Redesigning the Course Content
Edmundson (2007) argued that cross-cultural learning requires the course designers to consider the ingenuity of their approach to learning by introducing creative and original content in their material. The main purpose for such an undertaking would be to close the gap between the cultural perspectives of the two countries by having a uniformly developed course content to address the needs of the learners. In this way, they will be able to address the sharp contrasts in the Hofstede dimensions and allow for development of a learning environment that promotes the diversity of learners in their perceptions (Hofestede, 2010). Moreover, the course content material should be developed and designed in such a manner that it considers the relational perspective as developed within the cultural context and therefore supports the cultural dimensions existing in the given country. According to Edmundson, this might be challenging at best, but if offers an opportunity to tweak the content to suit the needs of the learners.
Even though the Brazilian situation presents a challenge in terms of language and social perspectives of learning, the country is most progressive when it comes to designing a learning environment that supports diversity of learning. This is likely going to be beneficial especially when developing an environment that is supportive of the two countries learners. The content developers will also need to address the indulgence aspects of the Brazilian culture to determine how majority of the young people are socialized and molded into responsible human beings. This is important especially when it comes to defining how these young people are going to control their impulses and desires based on the social formation that they are undergoing.

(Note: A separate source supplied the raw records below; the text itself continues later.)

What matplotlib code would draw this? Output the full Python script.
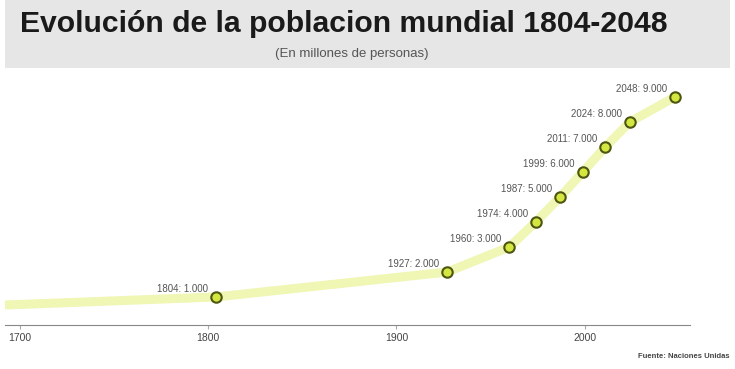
import matplotlib.pyplot as plt
from matplotlib.patches import Rectangle

# milestones (year, millions of people)
years = [1804, 1927, 1960, 1974, 1987, 1999, 2011, 2024, 2048]
pop = [1000, 2000, 3000, 4000, 5000, 6000, 7000, 8000, 9000]
labels = ["1804: 1.000", "1927: 2.000", "1960: 3.000", "1974: 4.000", "1987: 5.000",
          "1999: 6.000", "2011: 7.000", "2024: 8.000", "2048: 9.000"]

# trend line (starts before first milestone)
line_years = [1692] + years
line_pop = [680] + pop

xticks = [1700, 1800, 1900, 2000]

W, H = 735, 369
FONT = ["Liberation Sans", "DejaVu Sans"]
fig = plt.figure(figsize=(W / 100, H / 100), dpi=100)

# title band
fig.patches.append(Rectangle((5 / W, 1 - 68 / H), 725 / W, 68 / H, transform=fig.transFigure,
                             facecolor="#e6e6e6", edgecolor="none", zorder=0))
title = fig.text(20 / W, 1 - 24 / H, "Evolución de la poblacion mundial 1804-2048",
                 fontsize=21, fontweight="bold", family=FONT,
                 color="#1a1a1a", va="center", ha="left")
# shrink the title so it spans about the same width as in the reference
r = fig.canvas.get_renderer()
wpx = title.get_window_extent(r).width
title.set_fontsize(21 * 648 / wpx)

fig.text(352 / W, 1 - 54 / H, "(En millones de personas)", fontsize=9.5,
         family=FONT, color="#555555", va="center", ha="center")

ax = fig.add_axes([5 / W, 1 - 325 / H, 685 / W, 250 / H])
ax.plot(line_years, line_pop, color="#f0f6b4", lw=6.5, solid_capstyle="butt", zorder=1)
ax.plot(years, pop, "o", ms=7.5, mfc="#d4e640", mec="#4d5512", mew=1.5, zorder=3)
for x, y, t in zip(years, pop, labels):
    ax.annotate(t, (x, y), xytext=(-8, 3), textcoords="offset pixels",
                ha="right", va="bottom", fontsize=7, color="#555555", family=FONT)

ax.set_xlim(1692, 2056)
ax.set_ylim(-120, 9880)
ax.set_xticks(xticks)
ax.set_xticklabels([str(v) for v in xticks], fontsize=7.5, color="#444444", family=FONT)
ax.set_yticks([])
for s in ["top", "right", "left"]:
    ax.spines[s].set_visible(False)
ax.spines["bottom"].set_color("#888888")
ax.tick_params(axis="x", length=3, color="#aaaaaa", pad=3)

fig.text(730 / W, 1 - 356 / H, "Fuente: Naciones Unidas", fontsize=5.5, fontweight="bold",
         color="#444444", ha="right", va="center", family=FONT)

fig.savefig("out.png", dpi=100)
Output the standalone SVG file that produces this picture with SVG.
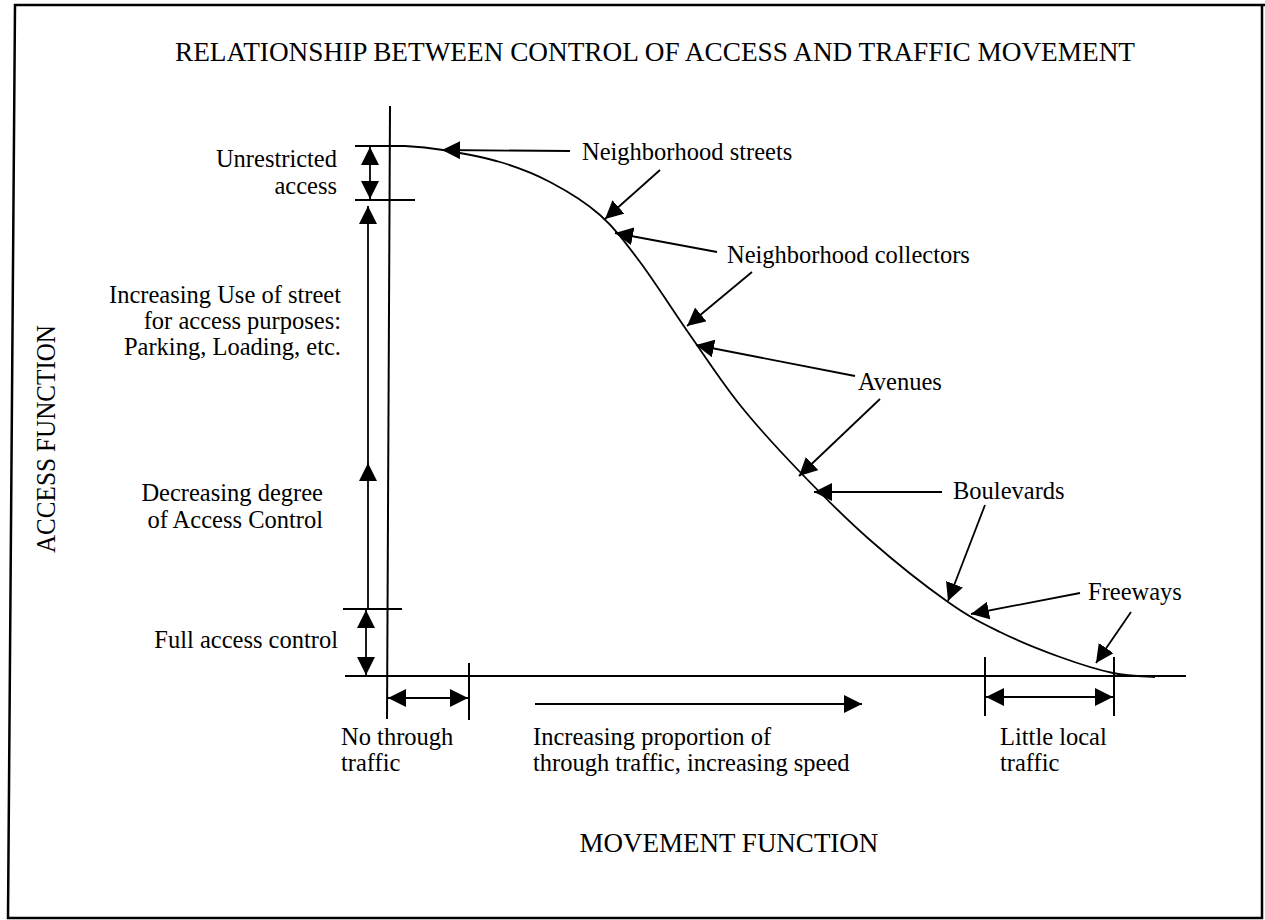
<svg xmlns="http://www.w3.org/2000/svg" width="1265" height="920" viewBox="0 0 1265 920">
<defs>
<style>
.t{font-family:"Liberation Serif","Times New Roman",serif;font-size:24.5px;fill:#000}
.h{font-family:"Liberation Serif","Times New Roman",serif;font-size:27px;fill:#000}
.r{text-anchor:end}
.ln{stroke:#000;stroke-width:1.8;fill:none}
.ax{stroke:#000;stroke-width:2;fill:none}
.ar{stroke:#000;stroke-width:1.8;fill:none;marker-end:url(#ah)}
.dar{stroke:#000;stroke-width:1.8;fill:none;marker-end:url(#ah);marker-start:url(#ah)}
</style>
<marker id="ah" markerUnits="userSpaceOnUse" markerWidth="18" markerHeight="18" viewBox="0 0 18 18" refX="18" refY="9" orient="auto-start-reverse">
<path d="M0,0 L18,9 L0,18 z" fill="#000"/>
</marker>
</defs>
<rect width="1265" height="920" fill="#fff"/>
<path d="M1265,5 H15 L8,918 H1262 V5" fill="none" stroke="#000" stroke-width="2.5"/>

<g id="title"><text class="h" x="655" y="61" text-anchor="middle" textLength="960" lengthAdjust="spacingAndGlyphs">RELATIONSHIP BETWEEN CONTROL OF ACCESS AND TRAFFIC MOVEMENT</text></g>
<g id="x-axis-label"><text class="h" x="729" y="852" text-anchor="middle">MOVEMENT FUNCTION</text></g>
<g id="y-axis-label"><text class="h" transform="translate(55,439) rotate(-90)" text-anchor="middle" textLength="228" lengthAdjust="spacingAndGlyphs">ACCESS FUNCTION</text></g>

<g id="axes">
<line class="ax" x1="390" y1="106" x2="387" y2="719"/>
<line class="ax" x1="345" y1="676" x2="1186" y2="676"/>
<line class="ax" x1="355" y1="146" x2="405" y2="146"/>
<line class="ax" x1="355" y1="200" x2="415" y2="200"/>
<line class="ax" x1="343" y1="609" x2="402" y2="609"/>
<line class="ax" x1="469" y1="663" x2="469" y2="720"/>
<line class="ax" x1="985" y1="657" x2="985" y2="716"/>
<line class="ax" x1="1114" y1="657" x2="1114" y2="716"/>
</g>

<g id="curve">
<path class="ln" stroke-width="1.7" d="M405,146 C419.7,146.7 427.2,147.3 443,150 C458.8,152.7 482.2,156.7 500,162 C517.8,167.3 533.3,173.2 550,182 C566.7,190.8 585,201.7 600,215 C615,228.3 625,242 640,262 C655,282 673.3,311.2 690,335 C706.7,358.8 721.7,382.2 740,405 C758.3,427.8 778.3,449.5 800,472 C821.7,494.5 845.3,518.3 870,540 C894.7,561.7 926.3,586.7 948,602 C969.7,617.3 981.3,622.8 1000,632 C1018.7,641.2 1041.2,650.2 1060,657 C1078.8,663.8 1097.2,669.7 1113,673 C1128.8,676.3 1143,676.3 1155,677"/>
</g>

<g id="connectors">
<line class="dar" x1="370" y1="147" x2="370" y2="199"/>
<line class="ar" x1="368" y1="609" x2="368" y2="463"/>
<line class="ar" x1="368" y1="470" x2="368" y2="206"/>
<line class="dar" x1="366" y1="610" x2="366" y2="675"/>
<line class="dar" x1="388" y1="698" x2="468" y2="698"/>
<line class="ar" x1="535" y1="704" x2="862" y2="704"/>
<line class="dar" x1="986" y1="697" x2="1113" y2="697"/>

<line class="ar" x1="570" y1="151" x2="442" y2="150"/>
<line class="ar" x1="660" y1="170" x2="605" y2="219"/>
<line class="ar" x1="717" y1="252" x2="615" y2="233"/>
<line class="ar" x1="752" y1="272" x2="687" y2="326"/>
<line class="ar" x1="855" y1="376" x2="696" y2="345"/>
<line class="ar" x1="880" y1="399" x2="799" y2="476"/>
<line class="ar" x1="942" y1="492" x2="814" y2="492"/>
<line class="ar" x1="985" y1="505" x2="948" y2="601"/>
<line class="ar" x1="1080" y1="593" x2="971" y2="614"/>
<line class="ar" x1="1131" y1="612" x2="1096" y2="663"/>
</g>

<g id="left-labels">
<text class="t r" x="337" y="167">Unrestricted</text>
<text class="t r" x="337" y="194">access</text>
<text class="t r" x="341" y="303">Increasing Use of street</text>
<text class="t r" x="341" y="329">for access purposes:</text>
<text class="t r" x="341" y="355">Parking, Loading, etc.</text>
<text class="t r" x="323" y="501">Decreasing degree</text>
<text class="t r" x="323" y="528">of Access Control</text>
<text class="t r" x="338" y="648">Full access control</text>
</g>

<g id="bottom-labels">
<text class="t" x="341" y="745">No through</text>
<text class="t" x="341" y="771">traffic</text>
<text class="t" x="533" y="745">Increasing proportion of</text>
<text class="t" x="533" y="771">through traffic, increasing speed</text>
<text class="t" x="1000" y="745">Little local</text>
<text class="t" x="1000" y="771">traffic</text>
</g>

<g id="street-labels">
<text class="t" x="582" y="160">Neighborhood streets</text>
<text class="t" x="727" y="263">Neighborhood collectors</text>
<text class="t" x="858" y="390">Avenues</text>
<text class="t" x="953" y="499">Boulevards</text>
<text class="t" x="1088" y="600">Freeways</text>
</g>
</svg>
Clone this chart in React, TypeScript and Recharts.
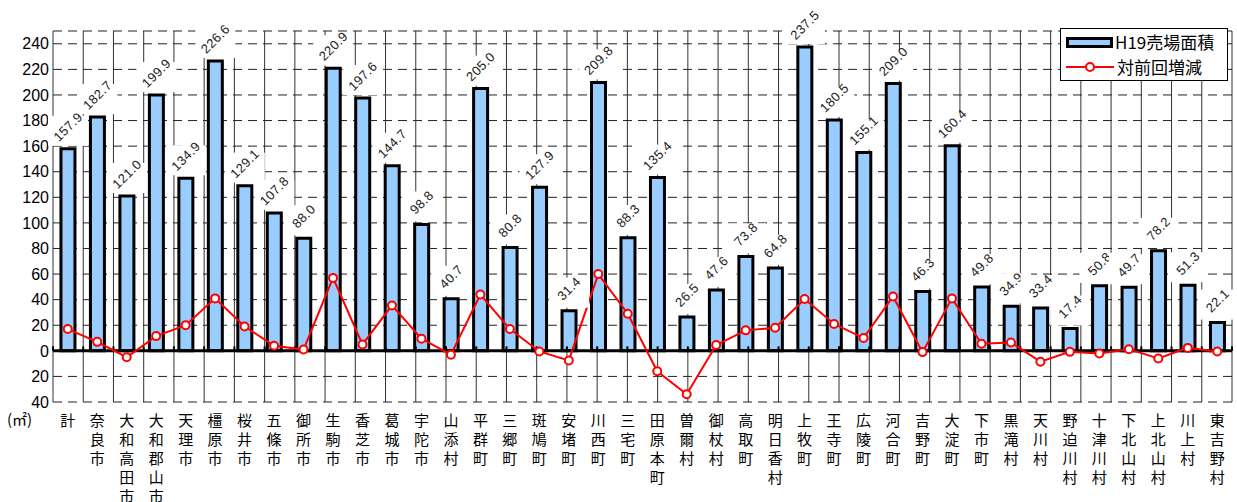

The extent to which the youth are able to restrain themselves of negative aspects of the society will be important in achieving the objectives of learning going forward.
The above project provides the analysis of the cultural dimensions of the Brazilian and American societies in terms of Hofstede analysis. The two countries have almost the same cultural dimensions and therefore adaptation of a course program to suit learners in each context will go a long way in assisting them to have an exciting learning experience. The adaptations are designed with consideration of cost and language differences to allow the instructors and content designers to capture the most important aspects to learners in the two environments. The cross-cultural learning environment is affected by the many factors that are influencing the way things are done. It also presents an opportunity for the learners to experience the beauty of the other cultural practices during learning and appreciate what is available on the other side. Globalization will continue to play a critical role in the influence of learning and course content development to the extent that the formation of a universal culture will be unstoppable in most cases.